# WHAT YOU ARE ASKED TO DO:
Write out the whole of the material exactly.

DATASET EXTRACT start

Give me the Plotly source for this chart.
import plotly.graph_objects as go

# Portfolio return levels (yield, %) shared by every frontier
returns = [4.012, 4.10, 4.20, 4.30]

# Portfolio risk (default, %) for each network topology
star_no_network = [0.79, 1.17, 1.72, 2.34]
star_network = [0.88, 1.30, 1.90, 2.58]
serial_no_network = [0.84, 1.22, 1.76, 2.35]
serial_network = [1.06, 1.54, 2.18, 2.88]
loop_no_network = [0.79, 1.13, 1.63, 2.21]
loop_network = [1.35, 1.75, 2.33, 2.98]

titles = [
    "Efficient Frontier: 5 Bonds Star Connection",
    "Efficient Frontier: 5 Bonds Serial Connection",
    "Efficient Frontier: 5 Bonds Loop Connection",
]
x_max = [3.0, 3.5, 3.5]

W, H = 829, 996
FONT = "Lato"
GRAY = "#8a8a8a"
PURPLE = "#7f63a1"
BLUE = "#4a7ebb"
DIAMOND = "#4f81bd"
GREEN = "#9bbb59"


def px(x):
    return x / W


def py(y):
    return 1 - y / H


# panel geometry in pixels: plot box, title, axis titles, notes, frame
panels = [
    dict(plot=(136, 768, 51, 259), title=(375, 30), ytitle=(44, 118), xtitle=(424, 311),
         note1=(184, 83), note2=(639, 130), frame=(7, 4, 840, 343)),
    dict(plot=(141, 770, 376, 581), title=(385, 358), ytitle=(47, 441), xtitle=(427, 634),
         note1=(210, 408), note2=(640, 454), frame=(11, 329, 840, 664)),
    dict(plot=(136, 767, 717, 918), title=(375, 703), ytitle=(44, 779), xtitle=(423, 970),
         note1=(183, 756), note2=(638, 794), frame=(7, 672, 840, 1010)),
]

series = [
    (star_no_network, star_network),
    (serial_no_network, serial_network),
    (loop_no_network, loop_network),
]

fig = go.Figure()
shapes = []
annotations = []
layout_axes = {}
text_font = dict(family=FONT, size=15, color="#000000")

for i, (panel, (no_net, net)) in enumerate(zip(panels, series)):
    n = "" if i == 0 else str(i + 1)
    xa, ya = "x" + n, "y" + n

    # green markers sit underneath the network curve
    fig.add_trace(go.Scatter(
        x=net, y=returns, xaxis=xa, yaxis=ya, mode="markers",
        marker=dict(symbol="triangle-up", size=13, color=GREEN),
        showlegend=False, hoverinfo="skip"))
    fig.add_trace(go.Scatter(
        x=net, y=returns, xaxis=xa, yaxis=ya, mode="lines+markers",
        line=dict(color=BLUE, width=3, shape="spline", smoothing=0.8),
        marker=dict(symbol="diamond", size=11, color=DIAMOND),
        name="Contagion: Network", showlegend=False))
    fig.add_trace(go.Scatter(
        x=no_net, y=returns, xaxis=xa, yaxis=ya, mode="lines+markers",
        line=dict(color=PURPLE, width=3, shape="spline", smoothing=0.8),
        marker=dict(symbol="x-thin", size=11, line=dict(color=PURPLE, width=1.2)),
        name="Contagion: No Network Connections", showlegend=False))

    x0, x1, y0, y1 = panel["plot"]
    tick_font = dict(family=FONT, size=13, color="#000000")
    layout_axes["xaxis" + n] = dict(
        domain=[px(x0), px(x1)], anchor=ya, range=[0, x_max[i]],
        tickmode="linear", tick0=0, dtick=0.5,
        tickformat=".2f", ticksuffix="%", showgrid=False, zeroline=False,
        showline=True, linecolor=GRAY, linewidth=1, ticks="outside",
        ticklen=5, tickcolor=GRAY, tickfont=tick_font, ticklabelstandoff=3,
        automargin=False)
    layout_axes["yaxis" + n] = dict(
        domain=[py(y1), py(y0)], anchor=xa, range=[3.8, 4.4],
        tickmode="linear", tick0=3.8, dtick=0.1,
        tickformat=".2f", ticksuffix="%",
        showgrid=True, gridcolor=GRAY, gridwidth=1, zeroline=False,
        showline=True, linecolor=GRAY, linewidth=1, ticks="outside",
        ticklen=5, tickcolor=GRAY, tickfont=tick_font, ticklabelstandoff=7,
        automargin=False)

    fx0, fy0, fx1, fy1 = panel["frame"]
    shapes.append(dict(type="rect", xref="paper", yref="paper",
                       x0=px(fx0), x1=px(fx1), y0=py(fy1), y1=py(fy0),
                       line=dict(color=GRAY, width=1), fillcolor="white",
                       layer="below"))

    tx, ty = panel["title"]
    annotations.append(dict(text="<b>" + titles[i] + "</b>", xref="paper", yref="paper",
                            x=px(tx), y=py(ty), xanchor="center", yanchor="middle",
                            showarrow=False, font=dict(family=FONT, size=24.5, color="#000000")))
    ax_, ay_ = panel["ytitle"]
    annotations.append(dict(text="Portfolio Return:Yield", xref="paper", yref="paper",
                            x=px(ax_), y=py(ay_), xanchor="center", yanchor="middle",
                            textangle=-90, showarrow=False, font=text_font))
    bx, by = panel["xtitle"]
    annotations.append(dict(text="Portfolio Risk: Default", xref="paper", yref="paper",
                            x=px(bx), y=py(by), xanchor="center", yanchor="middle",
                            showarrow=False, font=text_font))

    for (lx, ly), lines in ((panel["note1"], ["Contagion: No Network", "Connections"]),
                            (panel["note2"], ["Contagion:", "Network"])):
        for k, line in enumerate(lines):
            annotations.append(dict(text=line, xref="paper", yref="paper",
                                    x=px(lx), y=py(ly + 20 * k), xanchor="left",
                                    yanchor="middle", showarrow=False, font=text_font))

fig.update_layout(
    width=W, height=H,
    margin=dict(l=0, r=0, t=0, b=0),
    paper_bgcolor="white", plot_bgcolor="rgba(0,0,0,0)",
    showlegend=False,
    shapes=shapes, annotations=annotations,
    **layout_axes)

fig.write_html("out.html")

DATASET EXTRACT end

# SOLVED EXERCISE:
Give me the Plotly source for this chart.
import plotly.graph_objects as go

# Portfolio return levels (yield, %) shared by every frontier
returns = [4.012, 4.10, 4.20, 4.30]

# Portfolio risk (default, %) for each network topology
star_no_network = [0.79, 1.17, 1.72, 2.34]
star_network = [0.88, 1.30, 1.90, 2.58]
serial_no_network = [0.84, 1.22, 1.76, 2.35]
serial_network = [1.06, 1.54, 2.18, 2.88]
loop_no_network = [0.79, 1.13, 1.63, 2.21]
loop_network = [1.35, 1.75, 2.33, 2.98]

titles = [
    "Efficient Frontier: 5 Bonds Star Connection",
    "Efficient Frontier: 5 Bonds Serial Connection",
    "Efficient Frontier: 5 Bonds Loop Connection",
]
x_max = [3.0, 3.5, 3.5]

W, H = 829, 996
FONT = "Lato"
GRAY = "#8a8a8a"
PURPLE = "#7f63a1"
BLUE = "#4a7ebb"
DIAMOND = "#4f81bd"
GREEN = "#9bbb59"


def px(x):
    return x / W


def py(y):
    return 1 - y / H


# panel geometry in pixels: plot box, title, axis titles, notes, frame
panels = [
    dict(plot=(136, 768, 51, 259), title=(375, 30), ytitle=(44, 118), xtitle=(424, 311),
         note1=(184, 83), note2=(639, 130), frame=(7, 4, 840, 343)),
    dict(plot=(141, 770, 376, 581), title=(385, 358), ytitle=(47, 441), xtitle=(427, 634),
         note1=(210, 408), note2=(640, 454), frame=(11, 329, 840, 664)),
    dict(plot=(136, 767, 717, 918), title=(375, 703), ytitle=(44, 779), xtitle=(423, 970),
         note1=(183, 756), note2=(638, 794), frame=(7, 672, 840, 1010)),
]

series = [
    (star_no_network, star_network),
    (serial_no_network, serial_network),
    (loop_no_network, loop_network),
]

fig = go.Figure()
shapes = []
annotations = []
layout_axes = {}
text_font = dict(family=FONT, size=15, color="#000000")

for i, (panel, (no_net, net)) in enumerate(zip(panels, series)):
    n = "" if i == 0 else str(i + 1)
    xa, ya = "x" + n, "y" + n

    # green markers sit underneath the network curve
    fig.add_trace(go.Scatter(
        x=net, y=returns, xaxis=xa, yaxis=ya, mode="markers",
        marker=dict(symbol="triangle-up", size=13, color=GREEN),
        showlegend=False, hoverinfo="skip"))
    fig.add_trace(go.Scatter(
        x=net, y=returns, xaxis=xa, yaxis=ya, mode="lines+markers",
        line=dict(color=BLUE, width=3, shape="spline", smoothing=0.8),
        marker=dict(symbol="diamond", size=11, color=DIAMOND),
        name="Contagion: Network", showlegend=False))
    fig.add_trace(go.Scatter(
        x=no_net, y=returns, xaxis=xa, yaxis=ya, mode="lines+markers",
        line=dict(color=PURPLE, width=3, shape="spline", smoothing=0.8),
        marker=dict(symbol="x-thin", size=11, line=dict(color=PURPLE, width=1.2)),
        name="Contagion: No Network Connections", showlegend=False))

    x0, x1, y0, y1 = panel["plot"]
    tick_font = dict(family=FONT, size=13, color="#000000")
    layout_axes["xaxis" + n] = dict(
        domain=[px(x0), px(x1)], anchor=ya, range=[0, x_max[i]],
        tickmode="linear", tick0=0, dtick=0.5,
        tickformat=".2f", ticksuffix="%", showgrid=False, zeroline=False,
        showline=True, linecolor=GRAY, linewidth=1, ticks="outside",
        ticklen=5, tickcolor=GRAY, tickfont=tick_font, ticklabelstandoff=3,
        automargin=False)
    layout_axes["yaxis" + n] = dict(
        domain=[py(y1), py(y0)], anchor=xa, range=[3.8, 4.4],
        tickmode="linear", tick0=3.8, dtick=0.1,
        tickformat=".2f", ticksuffix="%",
        showgrid=True, gridcolor=GRAY, gridwidth=1, zeroline=False,
        showline=True, linecolor=GRAY, linewidth=1, ticks="outside",
        ticklen=5, tickcolor=GRAY, tickfont=tick_font, ticklabelstandoff=7,
        automargin=False)

    fx0, fy0, fx1, fy1 = panel["frame"]
    shapes.append(dict(type="rect", xref="paper", yref="paper",
                       x0=px(fx0), x1=px(fx1), y0=py(fy1), y1=py(fy0),
                       line=dict(color=GRAY, width=1), fillcolor="white",
                       layer="below"))

    tx, ty = panel["title"]
    annotations.append(dict(text="<b>" + titles[i] + "</b>", xref="paper", yref="paper",
                            x=px(tx), y=py(ty), xanchor="center", yanchor="middle",
                            showarrow=False, font=dict(family=FONT, size=24.5, color="#000000")))
    ax_, ay_ = panel["ytitle"]
    annotations.append(dict(text="Portfolio Return:Yield", xref="paper", yref="paper",
                            x=px(ax_), y=py(ay_), xanchor="center", yanchor="middle",
                            textangle=-90, showarrow=False, font=text_font))
    bx, by = panel["xtitle"]
    annotations.append(dict(text="Portfolio Risk: Default", xref="paper", yref="paper",
                            x=px(bx), y=py(by), xanchor="center", yanchor="middle",
                            showarrow=False, font=text_font))

    for (lx, ly), lines in ((panel["note1"], ["Contagion: No Network", "Connections"]),
                            (panel["note2"], ["Contagion:", "Network"])):
        for k, line in enumerate(lines):
            annotations.append(dict(text=line, xref="paper", yref="paper",
                                    x=px(lx), y=py(ly + 20 * k), xanchor="left",
                                    yanchor="middle", showarrow=False, font=text_font))

fig.update_layout(
    width=W, height=H,
    margin=dict(l=0, r=0, t=0, b=0),
    paper_bgcolor="white", plot_bgcolor="rgba(0,0,0,0)",
    showlegend=False,
    shapes=shapes, annotations=annotations,
    **layout_axes)

fig.write_html("out.html")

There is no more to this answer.